Miranda Johnson, University of Sydney
Renee Sylvain, University of Guelph
Yanna P. Yannakakis, Emory University
Session Abstract
On the face of it, ethnohistory and legal history are at odds in terms of their objectives, geographical scales, and methods. In this era of the transnational, imperial, and global historical turn, indigenous histories’ grounded-ness in the local, ethnographic, or microhistorical proves a liability in the eyes of practitioners of other fields. This is especially true in the field of legal history, which according to recent calls to action and state-of-the-field-manifestoes, aspires to be global. Meanwhile, scholars in Ethnohistory and Indigenous Studies are developing ever more sophisticated methods for reconstructing native ontologies of law, rooted in indigenous knowledge, symbols, and practice. How should scholars of native law approach their work and navigate a disciplinary imperative for intelligibility without compromising the integrity of the local story?
The ethics of representation also animates this roundtable.

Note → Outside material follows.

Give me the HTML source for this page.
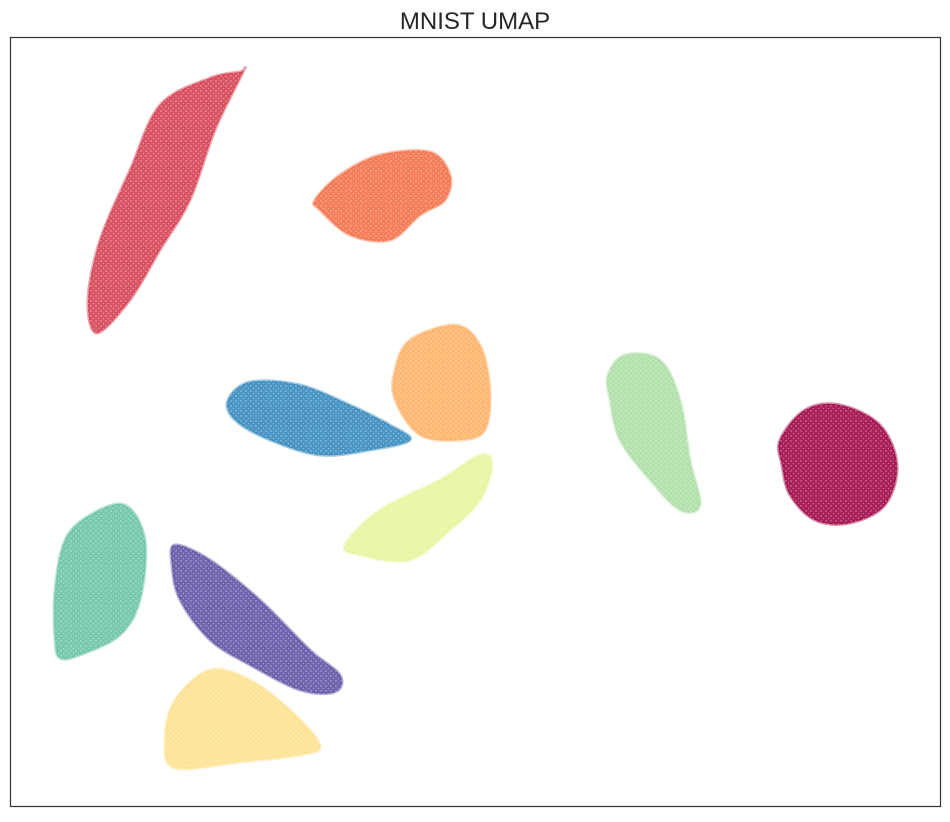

How should indigenous legal history be researched, written, and represented? Who is the audience for such histories? Are these questions equally incumbent upon scholars of distant versus recent pasts? Scholars working in earlier periods need to develop more concrete, grounded understandings of how native people understood, produced, and practiced law and justice. We also need clearer methodologies for recovering those understandings from archives that privilege imperial, often European, concepts of law, authority, and territory. Scholars working in more recent temporalities face the ethical imperative of collaborating with native communities, and of interdisciplinary engagement with anthropology, Indigenous Studies, Cultural Studies, and other related fields.